## DATASET EXCERPTS
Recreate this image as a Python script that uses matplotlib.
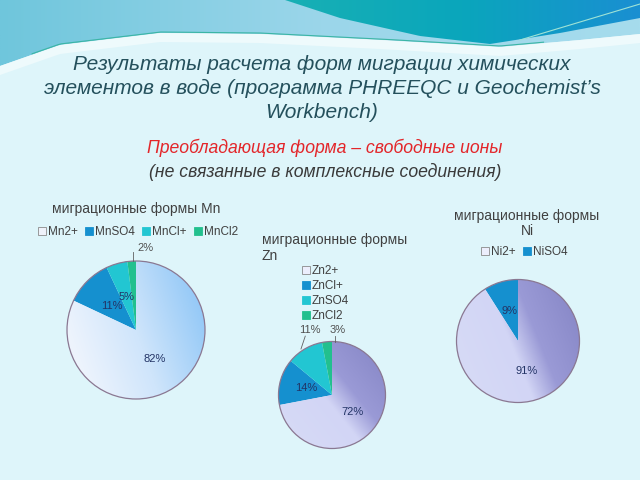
import numpy as np
import matplotlib
matplotlib.use("Agg")
import matplotlib.pyplot as plt
from matplotlib.colors import LinearSegmentedColormap
from matplotlib.patches import Polygon, Patch

plt.rcParams['font.family'] = ['Liberation Sans', 'DejaVu Sans']

# данные
mn_labels = ['Mn2+', 'MnSO4', 'MnCl+', 'MnCl2']
mn_values = [82, 11, 5, 2]
zn_labels = ['Zn2+', 'ZnCl+', 'ZnSO4', 'ZnCl2']
zn_values = [72, 14, 11, 3]
ni_labels = ['Ni2+', 'NiSO4']
ni_values = [91, 9]

W, H = 640, 480
fig = plt.figure(figsize=(6.4, 4.8), dpi=100)
fig.patch.set_facecolor('#def5fa')


def fx(x):
    return x / W


def fy(y):
    return 1 - y / H


# фон: волны сверху
bg = fig.add_axes([0, 0, 1, 1], zorder=-5)
bg.axis('off')

xs = np.linspace(0, W, 200)
top_curve = np.interp(xs, [0, 60, 160, 260, 380, 500, 580, 640], [66, 45, 33, 34, 40, 47, 40, 34])
band = Polygon(np.column_stack([np.r_[xs, W, 0], np.r_[top_curve, 0, 0]]), closed=True,
               facecolor='none', edgecolor='none')
bg.add_patch(band)
grad = np.linspace(0, 1, 256).reshape(1, -1)
im = bg.imshow(grad, extent=[0, W, 70, 0], aspect='auto',
               cmap=LinearSegmentedColormap.from_list('b', ['#6fc6dc', '#9bd6ea', '#a6dced']))
im.set_clip_path(band)
# белая полоса под волной
bg.fill_between(xs, top_curve, top_curve + 9, color='#eefafc', lw=0)
bg.plot(xs[10:170], top_curve[10:170] - 1, color='#3bb5a5', lw=0.8)

# бирюзовая волна справа
tx = np.linspace(285, W, 150)
teal_curve = np.interp(tx, [285, 340, 420, 490, 560, 640], [0, 18, 36, 44, 33, 18])
teal = Polygon(np.column_stack([np.r_[tx, W, 285], np.r_[teal_curve, 0, 0]]), closed=True,
               facecolor='none', edgecolor='none')
bg.add_patch(teal)
im2 = bg.imshow(grad, extent=[285, W, 50, 0], aspect='auto',
                cmap=LinearSegmentedColormap.from_list('t', ['#18b0b4', '#0aa6bc', '#1a8fd2']))
im2.set_clip_path(teal)
bg.plot(np.linspace(520, 640, 50), np.interp(np.linspace(520, 640, 50), [520, 640], [40, 4]),
        color='#9fe3d6', lw=0.8)
bg.set_xlim(0, W)
bg.set_ylim(H, 0)

# заголовки
title_color = '#24505c'
fig.text(fx(322), fy(65), 'Результаты расчета форм миграции химических', ha='center', va='center',
         fontsize=15, style='italic', color=title_color)
fig.text(fx(322), fy(88), 'элементов в воде (программа PHREEQC и Geochemist’s', ha='center', va='center',
         fontsize=15, style='italic', color=title_color)
fig.text(fx(322), fy(112), 'Workbench)', ha='center', va='center',
         fontsize=15, style='italic', color=title_color)
fig.text(fx(325), fy(148), 'Преобладающая форма – свободные ионы', ha='center', va='center',
         fontsize=12.7, style='italic', color='#e3262a')
fig.text(fx(325), fy(172), '(не связанные в комплексные соединения)', ha='center', va='center',
         fontsize=12.7, style='italic', color='#3a3a3a')

text_gray = '#404040'
pct_color = '#233466'
edge_color = '#8a7892'

other_colors = ['#1590cf', '#22c6d2', '#22c08e']

blue_cmap = LinearSegmentedColormap.from_list(
    'mn', [(0, '#d6dfea'), (0.12, '#eef4fd'), (0.5, '#cfe5fb'), (1, '#86c2f6')])
lav_cmap = LinearSegmentedColormap.from_list(
    'lav', [(0, '#a9a99c'), (0.1, '#d6daf6'), (0.45, '#d2d5f5'), (0.62, '#9a9ad6'), (1, '#8484c4')])

M = 1.05  # запас вокруг круга


def draw_pie(cx, cy, r, values, first_face, cmap, gdir):
    ax = fig.add_axes([fx(cx - r * M), fy(cy + r * M), 2 * r * M / W, 2 * r * M / H])
    colors = [first_face] + other_colors[:len(values) - 1]
    wedges, _ = ax.pie(values, colors=colors, startangle=90, counterclock=False, radius=1,
                       wedgeprops=dict(edgecolor='none', linewidth=0))
    gx, gy = np.meshgrid(np.linspace(-1, 1, 200), np.linspace(-1, 1, 200))
    t = (gx * gdir[0] + gy * gdir[1])
    t = (t - t.min()) / (t.max() - t.min())
    img = ax.imshow(t, extent=[-1, 1, -1, 1], origin='lower', cmap=cmap, zorder=1.5)
    img.set_clip_path(wedges[0])
    circ = plt.Circle((0, 0), 1, facecolor='none', edgecolor=edge_color, lw=0.9, zorder=2.5)
    ax.add_patch(circ)
    ax.set_xlim(-M, M)
    ax.set_ylim(-M, M)
    ax.set_aspect('equal')
    ax.axis('off')
    return ax, colors


def wedge_mid(values, i):
    # угол середины сектора (по часовой от 90°)
    c = np.cumsum([0] + list(values)) / sum(values) * 360
    return np.deg2rad(90 - (c[i] + c[i + 1]) / 2)


def inner_labels(ax, values, idx, dist=0.5):
    for i in idx:
        a = wedge_mid(values, i)
        ax.text(dist * np.cos(a), dist * np.sin(a), f'{values[i]}%', ha='center', va='center',
                fontsize=8, color=pct_color, zorder=4)


def outer_label(ax, values, i, line, txt):
    ax.plot([line[0], line[2]], [line[1], line[3]], color='#606060', lw=0.6, clip_on=False, zorder=4)
    ax.text(txt[0], txt[1], f'{values[i]}%', ha='center', va='center', fontsize=8,
            color='#505050', zorder=4, clip_on=False)


def legend(colors, labels, x, y, ncol, loc):
    handles = [Patch(facecolor=c, edgecolor=('#8a8a8a' if k == 0 else c), linewidth=0.6)
               for k, c in enumerate(colors)]
    fig.legend(handles, labels, loc=loc, bbox_to_anchor=(fx(x), fy(y)), ncol=ncol, frameon=False,
               fontsize=8.5, handlelength=0.7, handleheight=0.7, handletextpad=0.15,
               columnspacing=0.6, labelspacing=0.25, borderaxespad=0, borderpad=0,
               labelcolor=text_gray)


# Mn
ax_mn, c_mn = draw_pie(136, 330, 69, mn_values, '#eef2fa', blue_cmap, (1.0, 0.35))
inner_labels(ax_mn, mn_values, [0, 1, 2])
outer_label(ax_mn, mn_values, 3, (-0.04, 1.0, -0.04, 1.13), (0.14, 1.19))
fig.text(fx(136), fy(209), 'миграционные формы Mn', ha='center', va='center', fontsize=10, color=text_gray)
legend(c_mn, mn_labels, 138, 232, 4, 'center')

# Zn
ax_zn, c_zn = draw_pie(332, 395, 53.5, zn_values, '#eceefc', lav_cmap, (1.0, 0.8))
inner_labels(ax_zn, zn_values, [0, 1])
outer_label(ax_zn, zn_values, 2, (-0.58, 0.86, -0.5, 1.1), (-0.41, 1.21))
outer_label(ax_zn, zn_values, 3, (0.06, 1.0, 0.06, 1.1), (0.1, 1.21))
fig.text(fx(262), fy(240), 'миграционные формы', ha='left', va='center', fontsize=10, color=text_gray)
fig.text(fx(262), fy(256), 'Zn', ha='left', va='center', fontsize=10, color=text_gray)
legend(c_zn, zn_labels, 302, 265, 1, 'upper left')

# Ni
ax_ni, c_ni = draw_pie(518, 341, 61.5, ni_values, '#eceefc', lav_cmap, (1.0, 0.4))
inner_labels(ax_ni, ni_values, [0, 1])
fig.text(fx(527), fy(216), 'миграционные формы', ha='center', va='center', fontsize=10, color=text_gray)
fig.text(fx(527), fy(231), 'Ni', ha='center', va='center', fontsize=10, color=text_gray)
legend(c_ni, ni_labels, 524, 252, 2, 'center')

fig.savefig('out.png', dpi=100, facecolor=fig.get_facecolor())
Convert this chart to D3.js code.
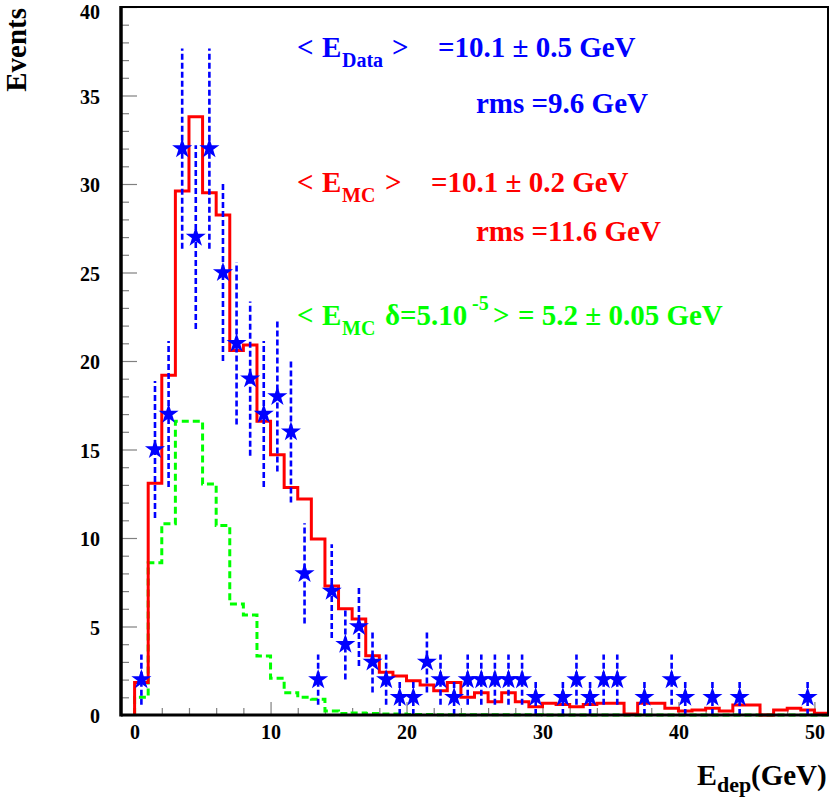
<!DOCTYPE html>
<html><head><meta charset="utf-8">
<script src="https://cdn.jsdelivr.net/npm/d3@7"></script>
<style>
body{margin:0;background:#fff}
svg{display:block}
text{font-family:"Liberation Serif","Times New Roman",Times,"DejaVu Serif",serif;font-weight:bold}
</style>
</head><body><svg id="c" width="830" height="800"></svg>
<script>
// ---- data (bin width 1 GeV, bins start at 0) ----
const binWidth = 1;
const dataCounts = [2,15,17,32,27,32,25,21,19,17,18,16,8,2,7,4,5,3,2,1,1,3,2,1,2,2,2,2,2,1,0,1,2,1,2,2,0,1,0,2,1,0,1,0,1,0,0,0,0,1,0];
const mcCounts = [1.83,13.1,19.2,29.6,33.8,29.5,28.25,20.6,20.9,16.6,14.7,12.85,12.2,9.94,7.29,6.0,5.42,3.35,2.41,2.2,1.94,1.69,1.37,1.83,1.0,1.26,0.75,1.26,0.75,0.47,0.66,0.6,0.47,0.6,0.66,0.66,0.05,0.66,0.66,0.38,0.23,0.28,0.38,0.23,0.56,0.56,0.0,0.28,0.38,0.28,0.1];
const mcDeltaCounts = [1.0,8.6,10.8,16.6,16.6,13.05,10.7,6.27,5.65,3.33,2.07,1.26,1.0,0.89,0.22,0.08,0.12,0.08,0.05,0.05,0.03,0.03,0.02,0.02,0.02,0.02,0.01,0.01,0.01,0.01,0,0,0,0,0,0,0,0,0,0,0,0,0,0,0,0,0,0,0,0,0];
const xMajorTicks = [0,10,20,30,40,50];
const xMinorTicks = [2,4,6,8,12,14,16,18,22,24,26,28,32,34,36,38,42,44,46,48];
const yMajorTicks = [0,5,10,15,20,25,30,35,40];
const yMinorTicks = [1,2,3,4,6,7,8,9,11,12,13,14,16,17,18,19,21,22,23,24,26,27,28,29,31,32,33,34,36,37,38,39];

const BLUE = "#0000ff", RED = "#ff0000", GREEN = "#00ff00";
const FONT = '"Liberation Serif","Times New Roman",Times,"DejaVu Serif",serif';

const svg = d3.select("#c");
const L = 121, R = 828, T = 7, B = 715;
const x = d3.scaleLinear().domain([-1, 51]).range([L, R]);
const y = d3.scaleLinear().domain([0, 40]).range([B, T]);

// ---- axes ticks ----
const yAxMajor = d3.axisLeft(y).tickValues(yMajorTicks).tickSizeInner(-16).tickSizeOuter(0).tickPadding(21);
const yAxMinor = d3.axisLeft(y).tickValues(yMinorTicks).tickSizeInner(-8).tickSizeOuter(0).tickFormat("");
const xAxMajor = d3.axisBottom(x).tickValues(xMajorTicks).tickSizeInner(-13).tickSizeOuter(0).tickPadding(10);
const xAxMinor = d3.axisBottom(x).tickValues(xMinorTicks).tickSizeInner(-7).tickSizeOuter(0).tickFormat("");

function styleAxis(g){
  g.select(".domain").remove();
  g.selectAll(".tick line").attr("stroke","#808080").attr("stroke-width",1.2);
  g.selectAll(".tick text").attr("fill","#000").style("font-size","20px")
   .style("font-family",FONT).style("font-weight","bold");
}
const gy = svg.append("g").attr("transform",`translate(${L},0)`).call(yAxMajor).call(styleAxis);
gy.selectAll(".tick text").attr("dy",d=> d === 40 ? "0.56em" : "0.38em");
svg.append("g").attr("transform",`translate(${L},0)`).call(yAxMinor).call(styleAxis);
svg.append("g").attr("transform",`translate(0,${B})`).call(xAxMajor).call(styleAxis);
svg.append("g").attr("transform",`translate(0,${B})`).call(xAxMinor).call(styleAxis);

// ---- histograms as steps ----
function stepPoints(counts){
  const pts = [[0,0]];
  counts.forEach((v,i)=>{ pts.push([i*binWidth, v]); pts.push([(i+1)*binWidth, v]); });
  return pts;
}
const line = d3.line().x(d=>x(d[0])).y(d=>y(d[1]));
svg.append("clipPath").attr("id","plotclip").append("rect")
  .attr("x",L).attr("y",T).attr("width",R-L).attr("height",B-T+2);
const plot = svg.append("g").attr("clip-path","url(#plotclip)");

plot.append("path").attr("d", line(stepPoints(mcDeltaCounts)))
  .attr("fill","none").attr("stroke",GREEN).attr("stroke-width",3).attr("stroke-dasharray","7,4");
plot.append("path").attr("d", line(stepPoints(mcCounts)))
  .attr("fill","none").attr("stroke",RED).attr("stroke-width",3);

// ---- data: error bars + stars ----
const pts = dataCounts.map((n,i)=>({xc:(i+0.5)*binWidth, n})).filter(d=>d.n>0);
plot.selectAll("line.err").data(pts).join("line").attr("class","err")
  .attr("x1",d=>x(d.xc)).attr("x2",d=>x(d.xc))
  .attr("y1",d=>y(d.n - Math.sqrt(d.n))).attr("y2",d=>y(d.n + Math.sqrt(d.n)))
  .attr("stroke",BLUE).attr("stroke-width",2.6).attr("stroke-dasharray","6,3");
const star = d3.symbol().type(d3.symbolStar).size(125);
plot.selectAll("path.star").data(pts).join("path").attr("class","star")
  .attr("d", star).attr("transform",d=>`translate(${x(d.xc)},${y(d.n)})`)
  .attr("fill",BLUE);

// ---- frame ----
svg.append("line").attr("x1",L).attr("x2",R+1).attr("y1",T).attr("y2",T).attr("stroke","#000").attr("stroke-width",2);
svg.append("line").attr("x1",R).attr("x2",R).attr("y1",T).attr("y2",B).attr("stroke","#000").attr("stroke-width",2);
svg.append("line").attr("x1",L).attr("x2",L).attr("y1",T-1).attr("y2",B+1.5).attr("stroke","#000").attr("stroke-width",3.5);
svg.append("line").attr("x1",L).attr("x2",R+1).attr("y1",B).attr("y2",B).attr("stroke","#000").attr("stroke-width",3);

// ---- axis titles ----
svg.append("text").attr("transform","translate(26,8) rotate(-90)").attr("text-anchor","end")
  .style("font-size","29px").attr("fill","#000").text("Events");
const xt = svg.append("text").attr("fill","#000");
xt.append("tspan").attr("x",697).attr("y",785).style("font-size","30px").text("E");
xt.append("tspan").attr("x",717).attr("y",792).style("font-size","22px").text("dep");
xt.append("tspan").attr("x",751).attr("y",785).style("font-size","29px").text("(GeV)");

// ---- annotations ----
function annot(color, parts){
  const t = svg.append("text").attr("fill",color);
  parts.forEach(p=>{
    t.append("tspan").attr("x",p[0]).attr("y",p[1]).style("font-size",(p[3]||29)+"px").text(p[2]);
  });
}
annot(BLUE, [[297,57,"<"],[322,57,"E"],[342,67,"Data",20],[392,57,">"],[438,57,"=10.1 \u00b1 0.5 GeV"]]);
annot(BLUE, [[476,113,"rms =9.6 GeV"]]);
annot(RED, [[297,192,"<"],[322,192,"E"],[342,202,"MC",20],[385,192,">"],[431,192,"=10.1 \u00b1 0.2 GeV"]]);
annot(RED, [[476,241,"rms =11.6 GeV"]]);
annot(GREEN, [[297,325,"<"],[322,325,"E"],[342,335,"MC",20],[385,325,"\u03b4=5.10"],[472,310,"-5",20],[493,325,">"],[518,325,"= 5.2 \u00b1 0.05 GeV"]]);
</script>
</body></html>
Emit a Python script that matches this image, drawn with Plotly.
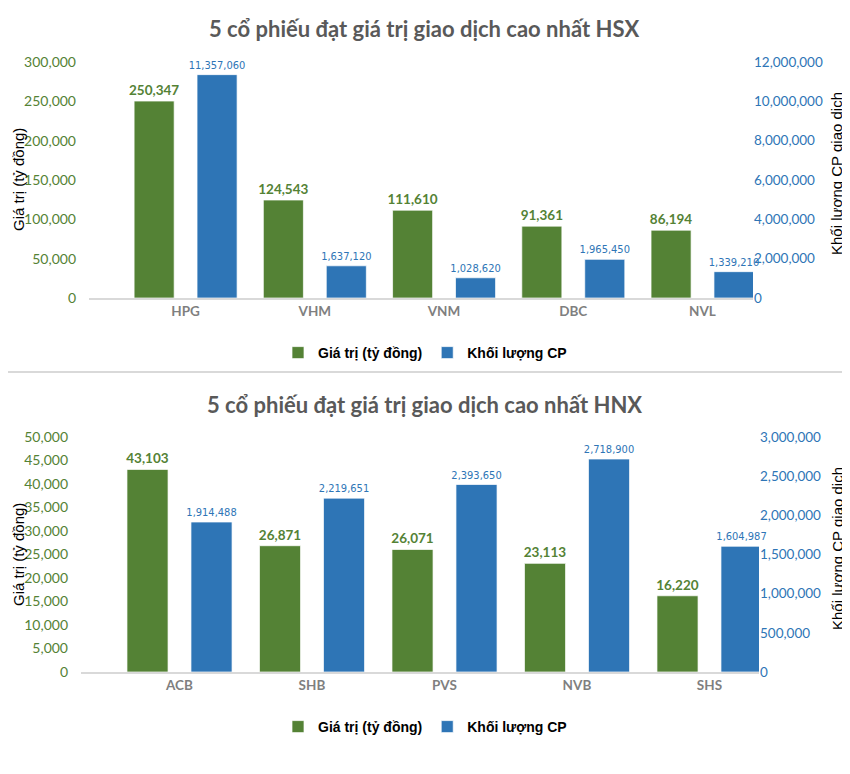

## SET PROBLEM
The lines from the top of the data above through the one holding "plt.rcParams['font.family'] = ['Liberation" are to be repeated exactly, and only those, with no pictures.

## REPLY TO THE EXERCISE
Recreate this image as a Python script that uses matplotlib.
import numpy as np
import matplotlib
matplotlib.use("Agg")
import matplotlib.pyplot as plt
from matplotlib.colors import LinearSegmentedColormap
from matplotlib.patches import Polygon, Patch

plt.rcParams['font.family'] = ['Liberation Sans', 'DejaVu Sans']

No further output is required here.